Author talk with Johannes Anyuru

Date: 7 November 2023
Time: 18:30 CET
Location: Zoom | Invitation and registration link will be sent out by email three weeks before the talk.

About Johannes Anyuru

Johannes Anyuru
Johannes Anyuru / Photo: Anders Rundberg

Johannes Anyuru was born in 1979 and grew up in Borås and Växjö. He made his debut with his prize-winning poetry collection Det är bara gudarna som är nya in 2003. In 2017, his novel De kommer att drunkna i sina mödrars tårar (translated into English as They Will Drown in their Mothers’ Tears) won the August Prize for best literary novel. It went on to be a critical and commercial success and was translated into several languages.
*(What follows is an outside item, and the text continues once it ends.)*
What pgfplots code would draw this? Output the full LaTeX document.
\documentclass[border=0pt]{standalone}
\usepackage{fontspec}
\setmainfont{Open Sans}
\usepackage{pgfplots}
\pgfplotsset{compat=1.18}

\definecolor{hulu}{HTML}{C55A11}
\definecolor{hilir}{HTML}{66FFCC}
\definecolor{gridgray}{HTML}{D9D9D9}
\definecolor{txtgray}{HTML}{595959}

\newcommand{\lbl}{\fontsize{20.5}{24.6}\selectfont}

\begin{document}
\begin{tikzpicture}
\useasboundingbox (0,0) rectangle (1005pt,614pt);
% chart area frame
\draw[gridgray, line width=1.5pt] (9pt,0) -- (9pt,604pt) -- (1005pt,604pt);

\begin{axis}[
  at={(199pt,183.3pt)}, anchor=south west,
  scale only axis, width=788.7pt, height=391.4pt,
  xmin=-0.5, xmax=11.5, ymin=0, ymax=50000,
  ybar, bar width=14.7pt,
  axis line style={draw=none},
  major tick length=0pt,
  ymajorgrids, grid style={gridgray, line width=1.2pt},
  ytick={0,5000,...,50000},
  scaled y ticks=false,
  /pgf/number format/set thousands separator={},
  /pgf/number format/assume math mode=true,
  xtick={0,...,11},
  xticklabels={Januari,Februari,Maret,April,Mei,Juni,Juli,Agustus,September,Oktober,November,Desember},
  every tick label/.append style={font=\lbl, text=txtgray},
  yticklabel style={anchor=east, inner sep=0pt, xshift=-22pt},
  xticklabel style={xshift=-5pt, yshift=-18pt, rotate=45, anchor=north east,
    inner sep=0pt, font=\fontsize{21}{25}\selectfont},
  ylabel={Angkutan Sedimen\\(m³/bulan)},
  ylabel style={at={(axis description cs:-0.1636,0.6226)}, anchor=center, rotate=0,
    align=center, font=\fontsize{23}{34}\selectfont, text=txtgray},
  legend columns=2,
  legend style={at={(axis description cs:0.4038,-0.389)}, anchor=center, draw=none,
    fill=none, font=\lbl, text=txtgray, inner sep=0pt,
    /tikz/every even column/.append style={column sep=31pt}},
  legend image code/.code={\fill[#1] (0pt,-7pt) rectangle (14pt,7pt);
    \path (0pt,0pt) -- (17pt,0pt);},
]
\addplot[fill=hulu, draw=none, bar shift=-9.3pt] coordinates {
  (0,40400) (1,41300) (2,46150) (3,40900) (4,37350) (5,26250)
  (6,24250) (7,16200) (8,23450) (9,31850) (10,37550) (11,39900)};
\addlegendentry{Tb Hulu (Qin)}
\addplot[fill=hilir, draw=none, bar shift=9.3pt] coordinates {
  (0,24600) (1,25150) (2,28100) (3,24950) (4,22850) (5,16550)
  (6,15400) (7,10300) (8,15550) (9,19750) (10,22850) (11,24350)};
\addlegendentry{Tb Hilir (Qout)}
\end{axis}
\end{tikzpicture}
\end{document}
Johannes Anyuru’s new novel, Ixelles was also nominated for the August Prize in 2022 and is his first novel since his win in 2017.
His poetry collection Städerna inuti Hall was nominated for the August Prize in 2009. The following year, he released his first novel, Skulle jag dö under andra himlar, which garnered much attention.

International breakthrough

Johannes Anyuru’s international breakthrough came with En storm kom från paradiset (A Storm Blew in From Paradise), which has been translated into French, German, English, Norwegian, Danish, Finish and Dutch.

Anyuru was awarded an honorary doctorate at the Faculty of Theology in Lund on 26 May 2023 for “his sharp and sensitive writing, which does not shy away from addressing the burning ethical and political questions of our time such as exclusion, racism and religion.”